Searching browser history using Google Chrome search engine

Hum. If you add to Google Chrome the search engine
chrome://history/?q=%s
you can quickly search your browser URL history by typing
Cmd-l h search-text.

Grumble about messaging conversation indistinguishability

Why, why! oh mighty God, do Slack, Skype, Messenger, iMessage, and every other messaging application not make any visual distinction between two or more conversations? Squint at the screen and you will see that every conversation looks identical -- even across messaging applications! How many times have you and I and, most likely, the developers of these applications sent a message to the wrong conversation? Lots. Please, oh pretty please, allow me to at least change the background color of conversations.

$0.43 for Psychotherapist Barbie services

All the wonderful applications and toys that requires an internet service for operation have a very short life. Most application startups don't last two years. That great calendar extension, or small office workflow coordinator, or automatic uploaded video curation you use every day quickly becomes inert. You anxiously wait for their death. The situation for toys is even worse. Almost no toy manufacturer has had to provide service support and maintenance. Once the toy is sold, the only worry a manufacturer had was that of product liability suites. So what are we to expect as we move ever forward into the internet-of-things?

Suppose that Hasbro sells "Psychotherapist Barbie" and she needs to store years of voice recordings and to run complex voice, tone, and sentiment analysis algorithms so as to synthetically voice the appropriate response. How long is Hasbro going to operate this as the number of active customers and maintenance income dwindle?

Hasbro should not run the services. Instead, Hasbro should use the Barbie owner's own Amazon Web Services account to run them on.

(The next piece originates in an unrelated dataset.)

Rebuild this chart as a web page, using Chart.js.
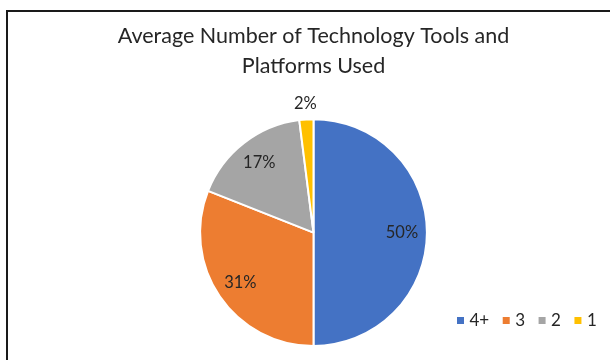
<!DOCTYPE html>
<html>
<head>
<meta charset="utf-8">
<script src="https://cdn.jsdelivr.net/npm/chart.js@4"></script>
<style>
  html, body { margin: 0; padding: 0; background: #fff; }
  #wrap { position: relative; width: 610px; height: 360px; overflow: hidden; }
  #frame {
    position: absolute; left: 6px; top: 10px; width: 700px; height: 400px;
    border-top: 2px solid #1a1a1a; border-left: 2px solid #1a1a1a;
  }
  #chart { position: absolute; left: 0; top: 0; }
</style>
</head>
<body>
<div id="wrap">
  <div id="frame"></div>
  <canvas id="chart" width="610" height="360"></canvas>
</div>
<script>
const titleLines = ["Average Number of Technology Tools and", "Platforms Used"];
const categories = ["4+", "3", "2", "1"];
const shares = [50, 31, 17, 2];
const colors = ["#4472C4", "#ED7D31", "#A5A5A5", "#FFC000"];

const FONT = "Lato, 'Open Sans', sans-serif";
const TEXT = "#262626";

// percent labels on the slices, small ones go outside
const sliceLabels = {
  id: "sliceLabels",
  afterDatasetsDraw(chart) {
    const ctx = chart.ctx;
    const meta = chart.getDatasetMeta(0);
    const data = chart.data.datasets[0].data;
    const total = data.reduce((a, b) => a + b, 0);
    ctx.save();
    ctx.font = "16.5px " + FONT;
    ctx.fillStyle = TEXT;
    ctx.textAlign = "center";
    ctx.textBaseline = "middle";
    meta.data.forEach((arc, i) => {
      const p = arc.getProps(["x", "y", "startAngle", "endAngle", "outerRadius"], true);
      const mid = (p.startAngle + p.endAngle) / 2;
      const pct = Math.round(data[i] / total * 100);
      const r = pct < 5 ? p.outerRadius + 16 : p.outerRadius * 0.78;
      ctx.fillText(pct + "%", p.x + Math.cos(mid) * r, p.y + Math.sin(mid) * r);
    });
    ctx.restore();
  }
};

// legend row in the bottom right corner
const cornerLegend = {
  id: "cornerLegend",
  afterDraw(chart) {
    const ctx = chart.ctx;
    ctx.save();
    ctx.font = "17px " + FONT;
    ctx.textBaseline = "middle";
    let x = 457;
    const y = 320.5;
    chart.data.labels.forEach((lab, i) => {
      ctx.fillStyle = chart.data.datasets[0].backgroundColor[i];
      ctx.fillRect(x, y - 3.5, 7, 7);
      x += 12.5;
      ctx.fillStyle = TEXT;
      ctx.fillText(lab, x, y);
      x += ctx.measureText(lab).width + 13.5;
    });
    ctx.restore();
  }
};

new Chart(document.getElementById("chart"), {
  type: "pie",
  data: {
    labels: categories,
    datasets: [{
      data: shares,
      backgroundColor: colors,
      borderColor: "#ffffff",
      borderWidth: 2,
      clip: false
    }]
  },
  options: {
    responsive: false,
    animation: false,
    layout: { padding: { top: 10, left: 17, right: 0, bottom: 13 } },
    plugins: {
      legend: { display: false },
      tooltip: { enabled: false },
      title: {
        display: true,
        text: titleLines,
        color: TEXT,
        font: { family: FONT, size: 21.5, weight: "normal", lineHeight: 1.4 },
        padding: { top: 11, bottom: 37 }
      }
    }
  },
  plugins: [sliceLabels, cornerLegend]
});
</script>
</body>
</html>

That is, on behalf of the owner Hasbro will provision the AWS services needed to use Psychotherapist Barbie. Once running, Barbie's owner pays for the services until he or she no longer wants to use the toy. If Barbie's owner prefers Google Cloud Services or Microsoft Azure then Hasbro would provision there instead.

We need manufacturers that sell applications and toys requiring connectivity, storage, and computation for their operation to use the owner's preferred cloud services provider. This is quite easy to do with applications or toys that are used in isolation. For applications or toys that require a network of users then the solution is a little harder as the manufacture would need to implement services that share without centralization and to scale from two users to many, or perhaps millions, of users.

I look forward to the day when I receive my monthly AWS services bill and see listed the applications and toys I use that make my life a little easier and more enjoyable.